In the material below, find every line with "this" and pull it out.

-------

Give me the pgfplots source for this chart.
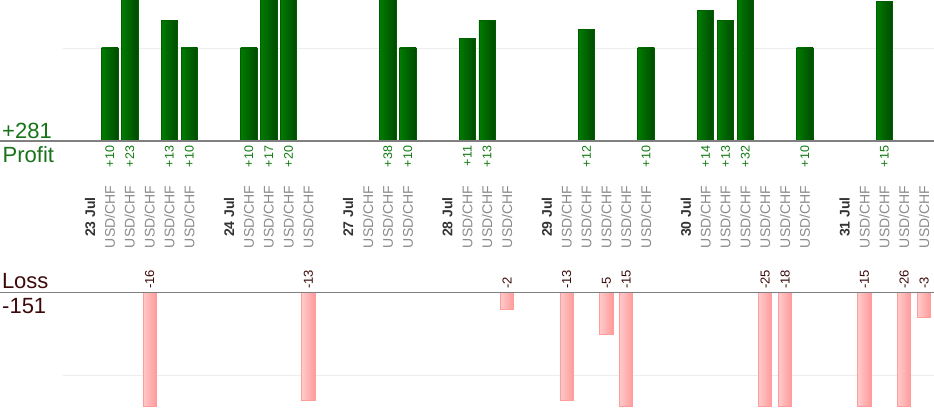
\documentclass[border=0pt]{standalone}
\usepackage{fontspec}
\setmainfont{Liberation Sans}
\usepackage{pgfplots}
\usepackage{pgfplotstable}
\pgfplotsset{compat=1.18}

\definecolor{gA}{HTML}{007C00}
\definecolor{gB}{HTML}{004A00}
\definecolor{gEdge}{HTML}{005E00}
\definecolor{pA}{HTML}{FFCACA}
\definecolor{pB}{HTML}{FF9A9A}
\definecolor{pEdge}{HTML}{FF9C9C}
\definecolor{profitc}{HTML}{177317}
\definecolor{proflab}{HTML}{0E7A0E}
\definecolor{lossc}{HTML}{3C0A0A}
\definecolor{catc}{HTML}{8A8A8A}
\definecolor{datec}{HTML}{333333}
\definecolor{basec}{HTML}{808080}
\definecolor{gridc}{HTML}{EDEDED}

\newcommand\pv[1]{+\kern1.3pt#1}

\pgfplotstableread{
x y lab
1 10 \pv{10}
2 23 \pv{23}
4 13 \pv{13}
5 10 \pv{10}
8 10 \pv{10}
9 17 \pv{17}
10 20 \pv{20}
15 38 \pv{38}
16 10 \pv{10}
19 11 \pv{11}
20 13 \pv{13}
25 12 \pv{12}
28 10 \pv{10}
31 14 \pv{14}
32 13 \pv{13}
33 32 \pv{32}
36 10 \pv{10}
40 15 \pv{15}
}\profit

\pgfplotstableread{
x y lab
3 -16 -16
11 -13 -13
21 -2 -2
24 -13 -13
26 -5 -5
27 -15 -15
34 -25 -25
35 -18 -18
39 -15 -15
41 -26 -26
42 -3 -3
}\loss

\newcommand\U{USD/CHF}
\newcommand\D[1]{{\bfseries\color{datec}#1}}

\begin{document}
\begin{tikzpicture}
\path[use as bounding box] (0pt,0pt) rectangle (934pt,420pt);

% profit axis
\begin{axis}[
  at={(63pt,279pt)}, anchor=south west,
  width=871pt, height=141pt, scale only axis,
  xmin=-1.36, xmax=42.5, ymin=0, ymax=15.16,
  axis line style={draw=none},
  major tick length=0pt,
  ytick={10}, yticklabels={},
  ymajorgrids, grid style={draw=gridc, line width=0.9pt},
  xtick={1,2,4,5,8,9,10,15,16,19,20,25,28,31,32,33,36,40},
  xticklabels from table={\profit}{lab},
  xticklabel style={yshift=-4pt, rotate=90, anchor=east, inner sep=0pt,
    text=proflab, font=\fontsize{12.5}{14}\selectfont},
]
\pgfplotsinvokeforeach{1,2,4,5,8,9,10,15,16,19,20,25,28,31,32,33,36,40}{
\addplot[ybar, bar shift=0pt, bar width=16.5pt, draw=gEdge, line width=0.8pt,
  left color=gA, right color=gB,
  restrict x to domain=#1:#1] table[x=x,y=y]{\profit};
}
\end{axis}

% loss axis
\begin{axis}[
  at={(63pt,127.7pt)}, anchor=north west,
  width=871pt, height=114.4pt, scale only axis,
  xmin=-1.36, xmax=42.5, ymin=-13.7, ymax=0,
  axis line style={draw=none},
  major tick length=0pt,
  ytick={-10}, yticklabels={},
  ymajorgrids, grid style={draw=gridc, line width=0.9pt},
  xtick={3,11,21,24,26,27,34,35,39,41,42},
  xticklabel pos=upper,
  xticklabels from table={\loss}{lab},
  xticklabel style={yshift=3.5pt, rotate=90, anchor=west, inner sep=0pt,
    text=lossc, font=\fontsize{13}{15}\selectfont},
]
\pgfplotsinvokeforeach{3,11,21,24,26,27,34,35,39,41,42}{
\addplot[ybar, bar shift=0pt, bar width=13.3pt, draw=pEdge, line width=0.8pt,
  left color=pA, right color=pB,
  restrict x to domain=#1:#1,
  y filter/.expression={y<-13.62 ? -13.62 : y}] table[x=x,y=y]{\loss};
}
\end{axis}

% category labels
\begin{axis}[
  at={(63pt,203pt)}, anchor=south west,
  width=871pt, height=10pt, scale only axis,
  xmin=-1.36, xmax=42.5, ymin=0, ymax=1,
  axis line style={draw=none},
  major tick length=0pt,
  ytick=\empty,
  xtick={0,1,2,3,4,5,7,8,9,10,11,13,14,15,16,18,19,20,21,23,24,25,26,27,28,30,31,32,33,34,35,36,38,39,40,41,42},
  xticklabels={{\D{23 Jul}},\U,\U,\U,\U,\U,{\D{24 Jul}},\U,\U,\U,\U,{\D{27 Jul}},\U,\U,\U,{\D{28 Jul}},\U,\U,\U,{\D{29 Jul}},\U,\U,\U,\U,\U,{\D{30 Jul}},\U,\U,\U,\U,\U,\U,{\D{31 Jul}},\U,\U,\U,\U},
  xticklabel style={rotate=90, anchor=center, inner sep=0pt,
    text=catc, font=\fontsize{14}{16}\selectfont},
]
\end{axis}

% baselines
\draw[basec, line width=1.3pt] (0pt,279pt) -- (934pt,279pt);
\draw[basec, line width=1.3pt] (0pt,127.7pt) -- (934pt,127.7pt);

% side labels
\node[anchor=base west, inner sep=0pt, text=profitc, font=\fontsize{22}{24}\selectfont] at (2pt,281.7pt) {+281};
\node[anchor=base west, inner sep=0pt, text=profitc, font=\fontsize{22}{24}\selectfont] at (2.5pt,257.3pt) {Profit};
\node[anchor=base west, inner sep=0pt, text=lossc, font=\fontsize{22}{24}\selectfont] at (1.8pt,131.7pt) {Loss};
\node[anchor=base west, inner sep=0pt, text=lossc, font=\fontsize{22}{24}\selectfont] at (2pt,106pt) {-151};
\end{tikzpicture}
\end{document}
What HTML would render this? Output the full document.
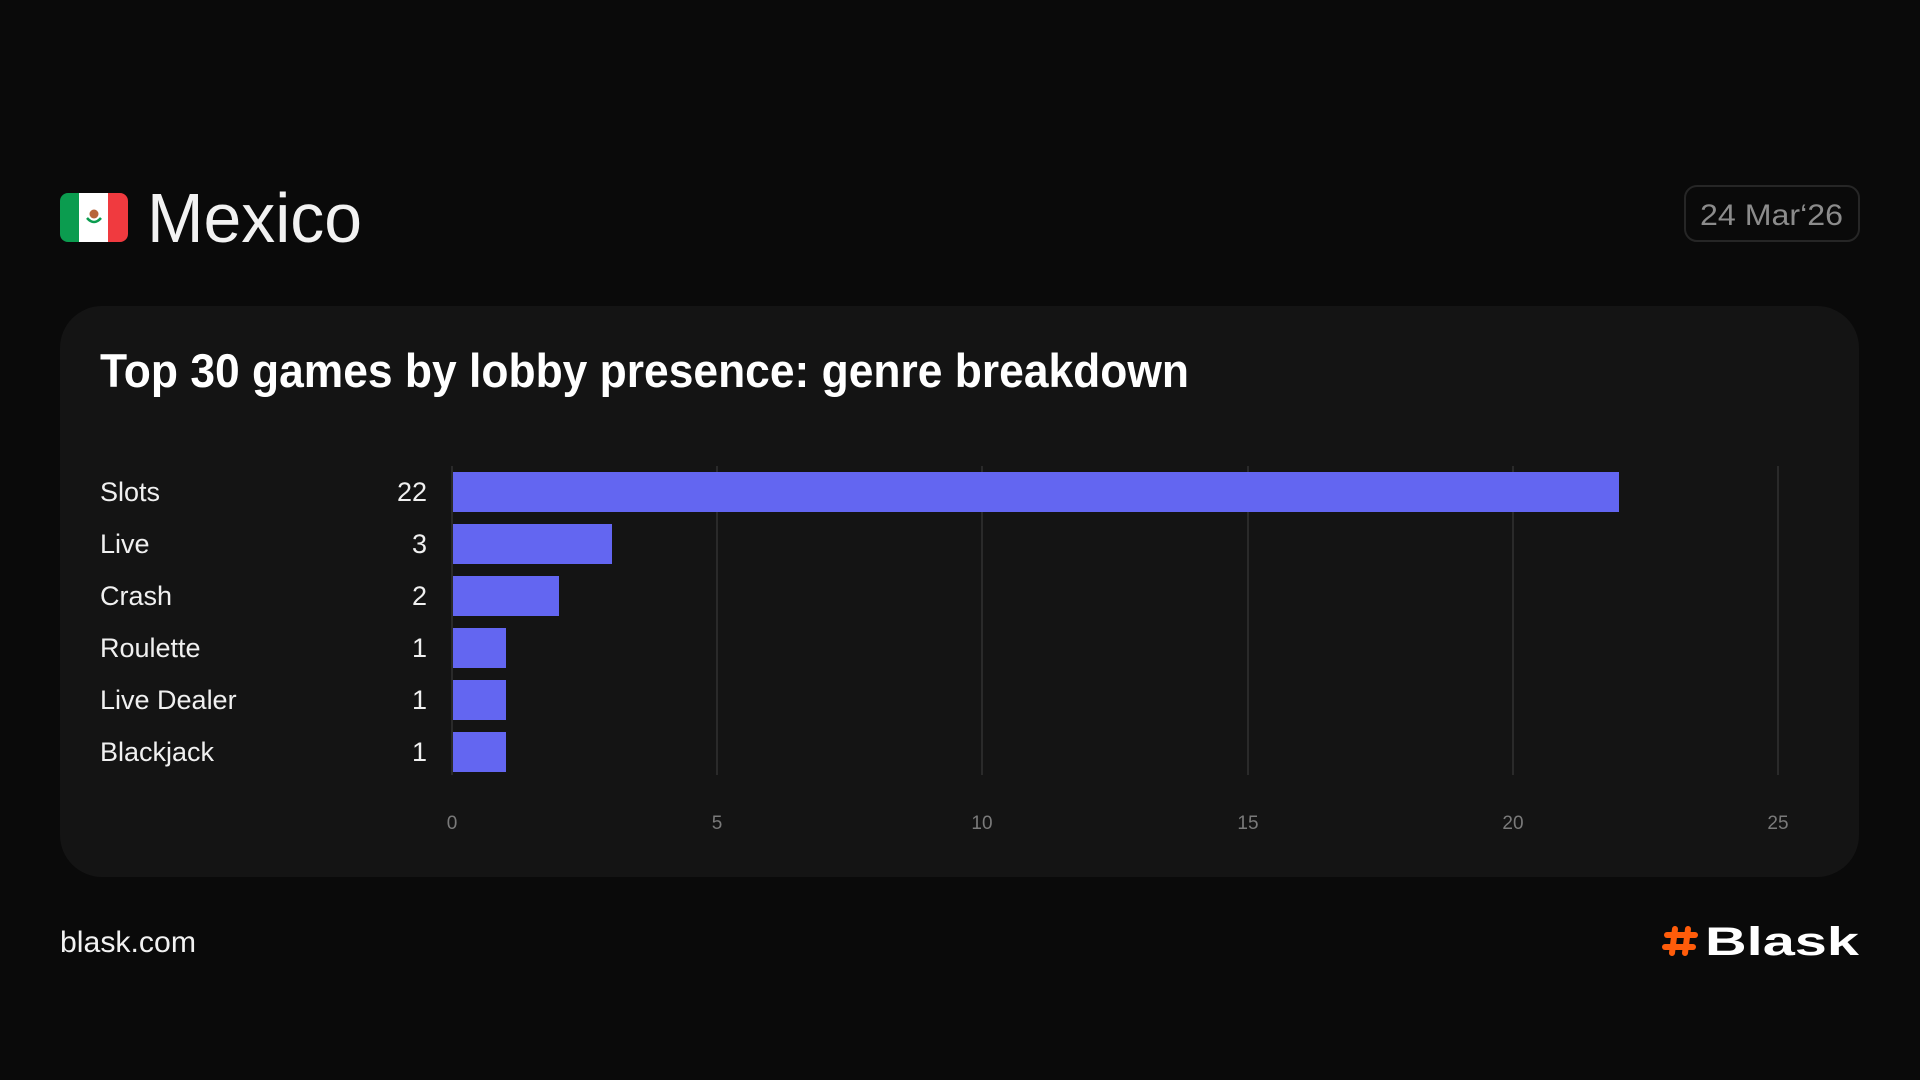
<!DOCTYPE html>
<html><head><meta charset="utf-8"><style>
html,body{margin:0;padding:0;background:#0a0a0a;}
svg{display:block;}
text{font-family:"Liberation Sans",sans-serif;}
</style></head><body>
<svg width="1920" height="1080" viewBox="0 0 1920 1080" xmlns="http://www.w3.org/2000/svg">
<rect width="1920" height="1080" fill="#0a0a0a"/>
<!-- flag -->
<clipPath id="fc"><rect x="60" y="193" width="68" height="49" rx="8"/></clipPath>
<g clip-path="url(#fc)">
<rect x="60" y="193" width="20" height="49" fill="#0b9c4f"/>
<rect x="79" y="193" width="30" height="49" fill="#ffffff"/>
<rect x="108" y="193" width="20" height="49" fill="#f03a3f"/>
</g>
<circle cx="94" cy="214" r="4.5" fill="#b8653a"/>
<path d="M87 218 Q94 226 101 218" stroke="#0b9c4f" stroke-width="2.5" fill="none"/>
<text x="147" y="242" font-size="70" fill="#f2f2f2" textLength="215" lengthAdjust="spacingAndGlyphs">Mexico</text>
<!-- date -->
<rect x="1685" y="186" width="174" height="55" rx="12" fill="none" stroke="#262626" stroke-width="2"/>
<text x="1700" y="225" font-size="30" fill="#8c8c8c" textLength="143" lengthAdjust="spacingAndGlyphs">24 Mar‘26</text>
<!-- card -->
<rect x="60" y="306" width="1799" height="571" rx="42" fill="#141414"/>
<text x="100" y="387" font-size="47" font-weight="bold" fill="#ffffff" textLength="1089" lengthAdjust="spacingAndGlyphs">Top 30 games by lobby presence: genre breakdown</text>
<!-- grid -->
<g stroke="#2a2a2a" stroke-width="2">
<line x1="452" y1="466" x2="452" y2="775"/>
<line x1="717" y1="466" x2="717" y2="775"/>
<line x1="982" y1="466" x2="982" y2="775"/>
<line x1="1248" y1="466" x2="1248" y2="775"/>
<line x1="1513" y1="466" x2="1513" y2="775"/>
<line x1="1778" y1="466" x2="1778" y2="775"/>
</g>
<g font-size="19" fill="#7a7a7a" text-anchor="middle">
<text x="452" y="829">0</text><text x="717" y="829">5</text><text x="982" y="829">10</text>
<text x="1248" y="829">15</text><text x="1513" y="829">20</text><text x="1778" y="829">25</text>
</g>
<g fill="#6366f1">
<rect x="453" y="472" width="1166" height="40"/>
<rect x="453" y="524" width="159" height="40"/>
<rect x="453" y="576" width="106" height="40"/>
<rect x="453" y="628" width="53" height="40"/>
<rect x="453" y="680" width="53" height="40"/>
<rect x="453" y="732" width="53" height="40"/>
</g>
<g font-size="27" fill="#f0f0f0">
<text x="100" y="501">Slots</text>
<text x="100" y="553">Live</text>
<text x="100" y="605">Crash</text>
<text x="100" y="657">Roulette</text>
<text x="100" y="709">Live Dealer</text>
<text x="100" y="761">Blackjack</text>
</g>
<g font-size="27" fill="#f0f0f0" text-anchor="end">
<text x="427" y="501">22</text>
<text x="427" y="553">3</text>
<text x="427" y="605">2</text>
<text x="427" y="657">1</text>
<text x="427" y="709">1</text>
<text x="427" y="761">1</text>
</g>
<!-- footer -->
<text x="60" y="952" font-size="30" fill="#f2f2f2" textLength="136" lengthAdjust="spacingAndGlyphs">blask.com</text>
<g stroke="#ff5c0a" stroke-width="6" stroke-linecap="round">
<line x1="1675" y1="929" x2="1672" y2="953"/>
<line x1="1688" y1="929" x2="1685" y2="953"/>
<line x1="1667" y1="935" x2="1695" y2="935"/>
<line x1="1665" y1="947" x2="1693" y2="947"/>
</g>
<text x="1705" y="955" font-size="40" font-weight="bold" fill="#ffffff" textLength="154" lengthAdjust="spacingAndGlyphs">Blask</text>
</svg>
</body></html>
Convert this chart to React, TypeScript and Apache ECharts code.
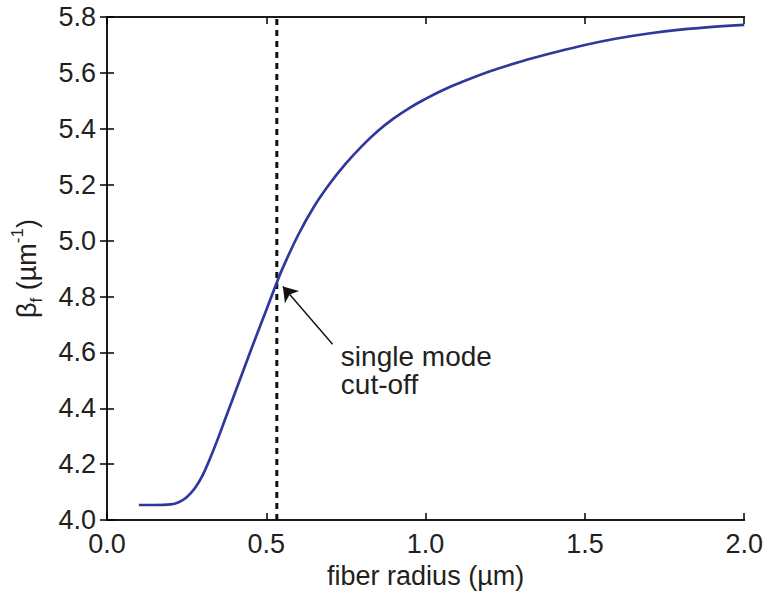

-------

* Task response *
Give me the pgfplots source for this chart.
What HTML would render this? Output the full document.
Convert this chart to React, TypeScript and Apache ECharts code.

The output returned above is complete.